2. The extra checkpoint exists so the agent can forget garbage early

The extra checkpoint is not decoration. It exists so the editable tail begins somewhere before the very end of the visible stream. Without that intermediate checkpoint, every hide decision would either be too risky for cache reuse or too constrained to be useful.

With CP2 in place, React can discover some large but useless result, decide it is junk, and hide it while keeping the earlier cached prefix intact. That is why the system has a real react.hide tool instead of asking the model to simply “ignore” old text.

react.hide is the early-forgetting tool. It removes bulky, no-longer-useful snippets from the model’s eyes, leaves a short replacement that explains what was hidden and why, and preserves the path so the agent can restore the original with react.read(path).

The runtime enforces this very explicitly:

  • the target must be after the pre-tail checkpoint
  • the target can also be rejected if it is too far from the tail by token distance
  • the tool accepts a logical path, not a search query
  • the original payload is not destroyed; it becomes hidden and recoverable

There is even one more nuance. If CP2 moves above CP1 during the turn, the runtime can treat CP2 as the effective previous-turn cache point for the rest of the turn, so hide is not blocked by an older cache anchor that no longer makes operational sense.

3. Cache points move with the turn

CP1 is fixed once the current turn begins. CP2 and CP3 are not. They move as rounds accumulate. That is exactly what you want in a live agent loop.

At the start of the turn, there may not even be enough rounds to place CP2. Later, once enough tool activity exists, the pre-tail checkpoint appears. As more rounds are added, both CP2 and CP3 march forward. So the editable tail is not a static byte range. It is a moving window tied to round structure.

React is not trying to preserve the whole current turn equally. It preserves a reusable prefix and lets the active tail remain editable.

4. Session TTL pruning hides old payloads, not logical availability

TTL pruning is the session-level freshness rule. When the session cache has gone cold enough, React hides older visible payloads with replacement text. The important point is that this is still path-oriented, not destructive amnesia.

The runtime keeps the last keep_recent_turns visible, keeps the last keep_recent_intact_turns especially intact, and hides older blocks by path.
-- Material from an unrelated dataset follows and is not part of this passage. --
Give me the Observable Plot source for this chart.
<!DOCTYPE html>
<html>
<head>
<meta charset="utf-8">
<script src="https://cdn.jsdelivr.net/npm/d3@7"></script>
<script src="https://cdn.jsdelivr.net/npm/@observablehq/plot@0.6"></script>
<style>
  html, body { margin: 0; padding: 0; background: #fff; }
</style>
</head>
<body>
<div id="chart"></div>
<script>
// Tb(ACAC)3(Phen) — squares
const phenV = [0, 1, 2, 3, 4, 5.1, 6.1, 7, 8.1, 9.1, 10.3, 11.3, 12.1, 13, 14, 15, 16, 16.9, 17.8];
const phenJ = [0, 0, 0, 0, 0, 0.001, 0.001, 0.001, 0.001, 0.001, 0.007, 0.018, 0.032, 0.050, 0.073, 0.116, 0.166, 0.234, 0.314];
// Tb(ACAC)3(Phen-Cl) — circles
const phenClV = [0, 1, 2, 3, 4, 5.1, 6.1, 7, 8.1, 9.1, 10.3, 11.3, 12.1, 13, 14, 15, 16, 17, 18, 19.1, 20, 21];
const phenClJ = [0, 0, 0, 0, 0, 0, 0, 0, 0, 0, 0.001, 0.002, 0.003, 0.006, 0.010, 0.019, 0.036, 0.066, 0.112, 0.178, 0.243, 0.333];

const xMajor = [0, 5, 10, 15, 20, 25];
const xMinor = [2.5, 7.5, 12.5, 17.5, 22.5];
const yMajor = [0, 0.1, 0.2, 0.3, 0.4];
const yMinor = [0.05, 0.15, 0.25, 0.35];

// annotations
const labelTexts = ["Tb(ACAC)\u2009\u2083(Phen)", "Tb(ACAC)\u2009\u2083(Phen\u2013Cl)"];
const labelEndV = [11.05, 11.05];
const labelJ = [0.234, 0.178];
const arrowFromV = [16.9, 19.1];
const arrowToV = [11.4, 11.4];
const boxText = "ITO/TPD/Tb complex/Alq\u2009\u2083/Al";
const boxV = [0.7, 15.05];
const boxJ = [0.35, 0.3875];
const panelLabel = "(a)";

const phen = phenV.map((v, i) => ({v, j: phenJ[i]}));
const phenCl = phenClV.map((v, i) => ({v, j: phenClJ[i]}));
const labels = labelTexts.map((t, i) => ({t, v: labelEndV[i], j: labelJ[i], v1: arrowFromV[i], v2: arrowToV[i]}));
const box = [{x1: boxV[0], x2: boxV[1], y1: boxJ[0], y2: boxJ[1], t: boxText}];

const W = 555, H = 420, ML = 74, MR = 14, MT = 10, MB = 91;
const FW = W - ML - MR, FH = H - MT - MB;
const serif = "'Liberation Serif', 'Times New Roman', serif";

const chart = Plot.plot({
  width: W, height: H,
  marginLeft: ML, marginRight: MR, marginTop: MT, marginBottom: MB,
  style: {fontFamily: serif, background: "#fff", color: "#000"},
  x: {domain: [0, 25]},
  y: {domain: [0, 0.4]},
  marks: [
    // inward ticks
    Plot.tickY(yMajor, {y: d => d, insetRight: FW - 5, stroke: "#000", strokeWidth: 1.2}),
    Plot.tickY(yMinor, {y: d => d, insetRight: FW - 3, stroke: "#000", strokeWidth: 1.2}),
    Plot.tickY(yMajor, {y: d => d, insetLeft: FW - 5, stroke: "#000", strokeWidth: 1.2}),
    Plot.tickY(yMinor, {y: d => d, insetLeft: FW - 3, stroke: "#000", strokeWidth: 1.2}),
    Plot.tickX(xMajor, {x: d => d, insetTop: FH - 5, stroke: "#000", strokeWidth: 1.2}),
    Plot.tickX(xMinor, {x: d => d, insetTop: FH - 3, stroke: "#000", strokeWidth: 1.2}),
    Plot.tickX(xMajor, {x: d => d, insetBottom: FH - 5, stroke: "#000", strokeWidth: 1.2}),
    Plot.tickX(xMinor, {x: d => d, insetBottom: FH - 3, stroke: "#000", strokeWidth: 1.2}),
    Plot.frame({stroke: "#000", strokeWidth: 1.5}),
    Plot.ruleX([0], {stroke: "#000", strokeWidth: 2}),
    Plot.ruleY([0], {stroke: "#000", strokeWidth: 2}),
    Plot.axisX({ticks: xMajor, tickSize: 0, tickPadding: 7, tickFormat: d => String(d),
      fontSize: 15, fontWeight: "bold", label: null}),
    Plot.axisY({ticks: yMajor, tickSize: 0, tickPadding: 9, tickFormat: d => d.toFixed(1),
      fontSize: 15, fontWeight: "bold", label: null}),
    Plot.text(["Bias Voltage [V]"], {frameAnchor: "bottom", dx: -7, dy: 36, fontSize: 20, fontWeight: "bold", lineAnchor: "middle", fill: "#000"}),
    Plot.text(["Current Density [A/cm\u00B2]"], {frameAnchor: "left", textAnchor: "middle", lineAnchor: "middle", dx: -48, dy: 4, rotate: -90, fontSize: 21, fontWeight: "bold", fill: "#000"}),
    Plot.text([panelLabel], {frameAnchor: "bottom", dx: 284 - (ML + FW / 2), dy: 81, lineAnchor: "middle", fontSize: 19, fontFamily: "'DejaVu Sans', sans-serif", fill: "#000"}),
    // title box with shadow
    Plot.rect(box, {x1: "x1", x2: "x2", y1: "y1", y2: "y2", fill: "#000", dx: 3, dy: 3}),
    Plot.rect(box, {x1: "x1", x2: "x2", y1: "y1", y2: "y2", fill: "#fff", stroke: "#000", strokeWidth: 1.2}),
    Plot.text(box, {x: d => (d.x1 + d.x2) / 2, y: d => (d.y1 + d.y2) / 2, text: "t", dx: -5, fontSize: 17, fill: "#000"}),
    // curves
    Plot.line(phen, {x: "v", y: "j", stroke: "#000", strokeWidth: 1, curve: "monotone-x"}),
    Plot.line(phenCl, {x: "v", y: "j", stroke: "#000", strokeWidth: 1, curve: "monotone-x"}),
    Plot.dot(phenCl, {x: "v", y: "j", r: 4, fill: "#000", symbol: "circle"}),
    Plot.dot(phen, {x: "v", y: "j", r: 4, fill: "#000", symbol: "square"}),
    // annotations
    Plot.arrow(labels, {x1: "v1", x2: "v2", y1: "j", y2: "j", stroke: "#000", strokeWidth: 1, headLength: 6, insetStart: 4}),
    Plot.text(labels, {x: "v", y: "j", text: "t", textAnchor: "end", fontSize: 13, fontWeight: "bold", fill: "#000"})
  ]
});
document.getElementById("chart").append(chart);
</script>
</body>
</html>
It can also lightly hide heavy recent tool results and oversized recent images or PDFs without making the agent blind.

When pruning happens, the runtime also appends a one-time announce notice and persists a system message explaining that hidden context can be restored with react.read(path). So the visible stream becomes lighter, but the context remains highly available through the surviving path hints.

5. Compaction is different: it is the hard ceiling

Compaction is not the everyday cleanup mechanism. It is the hard ceiling. In the current implementation, it runs when the estimated system + visible blocks crosses roughly 0.9 * max_tokens, or when a retry after a context-limit error forces sanitization.

When compaction runs, React inserts a conv.range.summary block at a carefully chosen cut point, slices the visible stream after the latest summary, and keeps the old prefix represented by the summary instead of raw blocks. That is a very different operation from hide or TTL pruning.

Mechanism Why it runs What happens What stays available
react.hide agent decides a tail snippet is garbage hide path, keep replacement text original is recoverable via react.read(path)
TTL pruning session freshness / prune buffer hide old or heavy visible payloads paths, replacement text, notices, and read-back remain
Compaction visible stream approaches hard token ceiling insert conv.range.summary and move visible boundary older context survives as summary + digest + carried refs

6. The render order is part of the design

In the actual render path, the order is deliberate:

1. apply session TTL pruning
2. compact if needed
3. slice after the latest summary
4. apply hidden replacements
5. recompute cache markers
6. append SOURCES POOL and ANNOUNCE

That ordering prevents the cache logic from being computed on a stream that is about to change. It also keeps the uncached tail truly at the end.

7. The point is availability, not perfect recall in the prompt

The runtime is not trying to keep everything continuously visible. It is trying to keep what matters visible now, what is stable cached for reuse, and what was hidden still discoverable. That is a much more realistic goal for a distributed long-running agent.

So the promise is not “the model never forgets.” The promise is stronger and more honest: the model can forget aggressively when it should, while the system leaves enough path and summary structure behind for the agent to recover what matters.